Temasek and Others Accused of Helping FTX Perpetrate Fraud
Temasek does not need more bad news. Last month, the firm reported a $6 billion net decline in its portfolio value compared to a year ago. As per CNBC’s July 11 report, this is the first such loss on Temasek’s books in more than ten years.
Amid the financial turmoil, Temasek now faces a bitter lawsuit over its role in promoting FTX. The suit names Temasek, Sino Global, Sequoia Capital, Softbank, and others as companies who used their “power, influence and deep pockets to launch FTX’s house of cards to its multibillion-dollar scale.”
The complaint also alleges that FTX Group illegally sold securities without proper registration. This may have deprived plaintiffs of financial and risk-related disclosures that would have influenced their decision to invest.
The suit goes so far as to accuse Temasek and the other defendants of aiding and abetting these securities law violations.
Temasek claimed to have conducted an eight-month-long financial audit of the disgraced exchange in 2021 and found nothing of concern. A story some may question, considering that just a year later, FTX would implode in spectacular fashion.

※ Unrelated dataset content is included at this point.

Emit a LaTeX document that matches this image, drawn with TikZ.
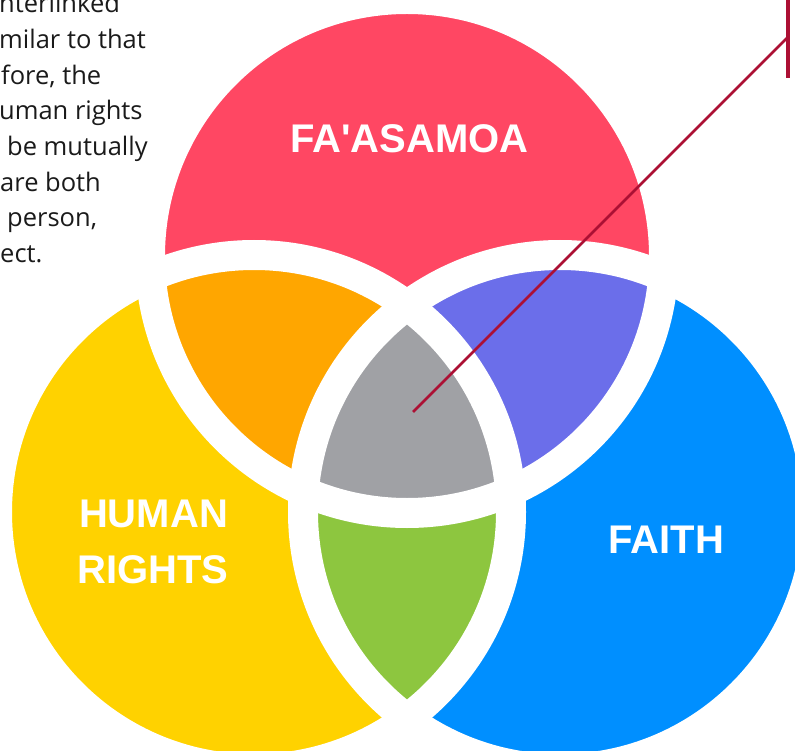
\documentclass[tikz,border=0pt]{standalone}
\usepackage{fontspec}
\setmainfont{Liberation Sans}
\newfontfamily\handfont{Open Sans}
\definecolor{cred}{RGB}{255,71,99}
\definecolor{corange}{RGB}{255,166,0}
\definecolor{cyellow}{RGB}{255,210,0}
\definecolor{cblue}{RGB}{0,143,255}
\definecolor{cpurple}{RGB}{107,110,234}
\definecolor{cgreen}{RGB}{141,198,63}
\definecolor{cgray}{RGB}{160,161,165}
\definecolor{ccrimson}{RGB}{172,16,52}
\definecolor{ctext}{RGB}{26,26,26}
\tikzset{
  title/.style={text=white, font=\bfseries\fontsize{40}{40}\selectfont, anchor=base, inner sep=0pt},
  para/.style={text=ctext, font=\handfont\fontsize{25.5}{25.5}\selectfont, anchor=base west, inner sep=0pt},
  band/.style={draw=white, line width=30pt},
  pointer/.style={draw=ccrimson, line width=2.5pt},
}
\begin{document}
\begin{tikzpicture}[x=1pt,y=-1pt]
\useasboundingbox (0,0) rectangle (795,751);
\coordinate (A) at (407,256);
\coordinate (B) at (254,512);
\coordinate (C) at (560,512);
\def\R{257}
% single regions
\fill[cred] (A) circle[radius=\R];
\fill[cyellow] (B) circle[radius=\R];
\fill[cblue] (C) circle[radius=\R];
% pairwise
\begin{scope}
  \clip (A) circle[radius=\R];
  \fill[corange] (B) circle[radius=\R];
  \fill[cpurple] (C) circle[radius=\R];
\end{scope}
\begin{scope}
  \clip (B) circle[radius=\R];
  \fill[cgreen] (C) circle[radius=\R];
  \clip (A) circle[radius=\R];
  \fill[cgray] (C) circle[radius=\R];
\end{scope}
% white bands
\draw[band] (A) circle[radius=\R];
\draw[band] (B) circle[radius=\R];
\draw[band] (C) circle[radius=\R];
% titles
\node[title] (fa) at (409.5,153) {FA\textquotesingle ASAMOA};
\node[title] (hum) at (153.5,527) {HUMAN};
\node[title] (rig) at (153,583) {RIGHTS};
\node[title] (fai) at (666.5,553) {FAITH};
% paragraph fragments
\node[para] (p1) at (-1,13) {nterlinked};
\node[para] (p2) at (-1,48.7) {milar to that};
\node[para] (p3) at (1,84.4) {fore, the};
\node[para] (p4) at (-1,120) {uman rights};
\node[para] (p5) at (7,155.8) {be mutually};
\node[para] (p6) at (0,191.5) {are both};
\node[para] (p7) at (7,227) {person,};
\node[para] (p8) at (0,263) {ect.};
% pointer
\coordinate (ctr) at (413,412);
\coordinate (tip) at (787,38);
\coordinate (bartop) at (788,-5);
\coordinate (barbot) at (788,78);
\draw[pointer] (ctr) -- (tip);
\draw[draw=ccrimson, line width=4pt] (bartop) -- (barbot);
\end{tikzpicture}
\end{document}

The company attempted to justify its $275 million investment in a statement posted on November 22, 2022, soon after FTX’s collapse. It read, in part:
“The thesis for our investment in FTX was to invest in a leading digital asset exchange providing us with protocol agnostic and market neutral exposure to crypto markets with a fee income model and no trading or balance sheet risk.
We invested US$210 million for a minority stake of ~1% in FTX International1, and invested US$65 million for a minority stake of ~1.5% in FTX US.”
In the statement, the company also argued that although its due diligence processes may reduce risk, it was not “practicable to eliminate all risks.”
Strangely, part of its reason to invest appears to have turned on the character of Sam Bankman-Fried, founder and then-CEO. However, its belief in his “actions, judgment and leadership” was “misplaced,” the report admitted.
When FTX failed in November 2022, Temasek lost its investment and cut the pay of the executives behind the decision.
Learn how FTX imploded, wiping out billions from the crypto markets: FTX Collapse Explained: How Sam Bankman-Fried’s Empire Fell
Bankman-Fried’s Trial to Begin in October
Temasek are not the only ones to have been fooled by Bankman-Fried’s charisma. Before the collapse of FTX, and his subsequent arrest, the founder had become a public face of the crypto industry.
Crypto was once considered the domain of geeks and criminals. Bankman-Fried was, in theory, a part of the industry’s rehabiliation, regularly sharing the stage with politicians and business leaders.
At present, Bankman-Fried is under house arrest as he waits for the beginning of his trial in October. Prosecutors accuse Bankman-Fried of stealing billions of dollars in FTX customer funds. A large part of which then went to his Alameda Research hedge fund.
They also claim the stolen assets funded his political and charitable activity, as well as personally enriching him. Along with a few whose favor he sought, such as the asset manager K5 Global, which received $700 million. A sum that Alameda now seeks to claw back.
Bankman-Fried has pleaded not guilty to all charges against him.